The cross promotion Roberts lamented in the Times has become commonplace on all the networks, and nowhere is it more apparent than in the morning. A viewer might click from a Roberts panel with "Desperate Housewives" star Marcia Cross over to Matt Lauer's chat with the latest "Apprentice" reject on "The Today Show" to Harry Smith's interview with a "Survivor" castoff on "The Early Show." (And the primetime shows often return the favor – see "Survivor's" regular plugging of "The Early Show" castoff interview in its broadcast.)

The practice troubles news purists, who complain that it further weakens the morning shows' already tenuous claims at serious news programming. "As we enter the new primetime season, the networks' primary goal seems to be to parade one perky, blow-dried, disposable TV star after another to promote the networks' primetime offerings," wrote Jon Friedman of MarketWatch on Sept. 28. He called the morning shows a "joke" engaging in "free advertising," writing that they are involved in a contest to decide, "Who's the Biggest Shill?"

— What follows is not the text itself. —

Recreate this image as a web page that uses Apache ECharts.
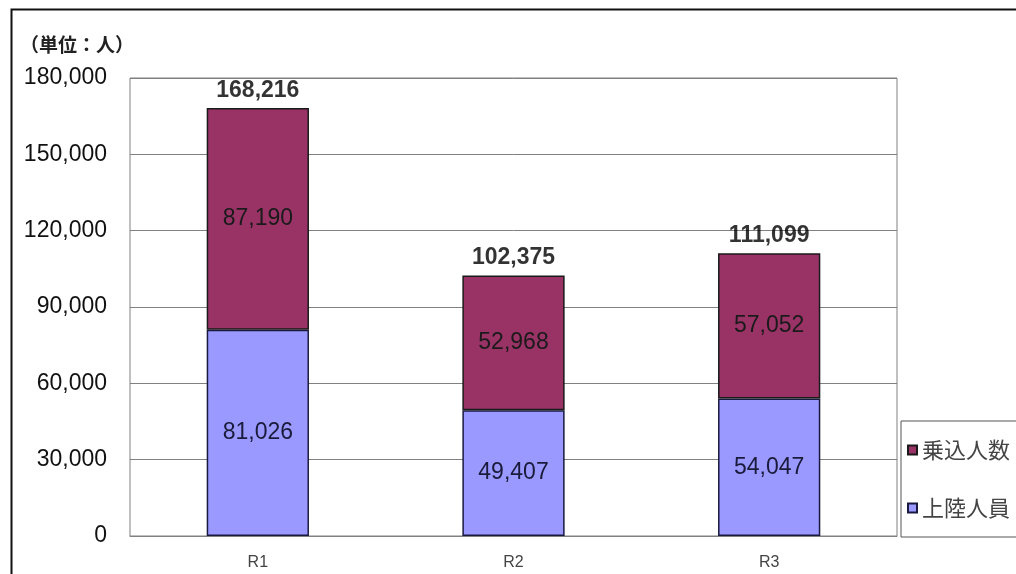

Michael Bass, Senior Executive Producer of "The Early Show," says that the morning shows are simply giving people the kind of programming that they tune in for. According to Bass, "Good Morning America's" rise in the ratings can be linked to its embrace of "Desperate Housewives." "If I had 'Desperate Housewives,' I'd be doing it to," he says. It's the morning shows, he adds, not the primetime programs, which are the greater beneficiaries of cross promotion.

I read the Roberts' quote, the one in which she talked about her discomfort with the promotional aspect of her job, to Bass. "It's easy to publicly come out and say we're not all that comfortable doing the publicity," he said. "But the fact is that they're doing it, and the fact is it's helping their show, and they're going to keep doing it. I could say to you we're almost to the point of distress about how much promotion we need to do. But if it helps our show, we're going to do it. It's a bit hypocritical to complain about it when it's helping your show." Bass said that his comments were not geared specifically to Roberts.

He also said there are occasions when "The Early Show" is asked to do a segment "that's not to benefit our ratings but really more to benefit" those of another show. He is open to doing so, he says, because others in the network help his show as well – by giving him access to "Survivor" castaways, for example, or first crack at the stars of "CSI." "It's a back and forth, a working partnership, because we're on the same team," says Bass.

Harry Smith, co-anchor of "The Early Show," has seen plenty of cross promotion in his day – he regularly interviews CBS actors and reality show participants, and has even competed on a CBS reality show, "The Amazing Race." (His co-anchor Julie Chen also hosts the CBS reality show "Big Brother.") He says the cross promotional aspect of his job "comes with the territory."

"Any of us who do morning television do it with our eyes wide open," he says. "Either you make peace with it or you go crazy. I made peace with it a long time ago."

Smith mentions Edward Murrow, who did celebrity interviews in part because it allowed him to do serious news pieces. "They were fighting the same battles 50 years ago," he says. Murrow "was smart enough to know that's what pays the bills."

"Sometimes what you do just for showbiz affords you the opportunity to do something more substantial," adds Smith. "I've traveled all over the country and all over the world to cover news, and I understand that unless enough people are watching so that advertisers are interested in buying time on our show, I don't get to do that stuff."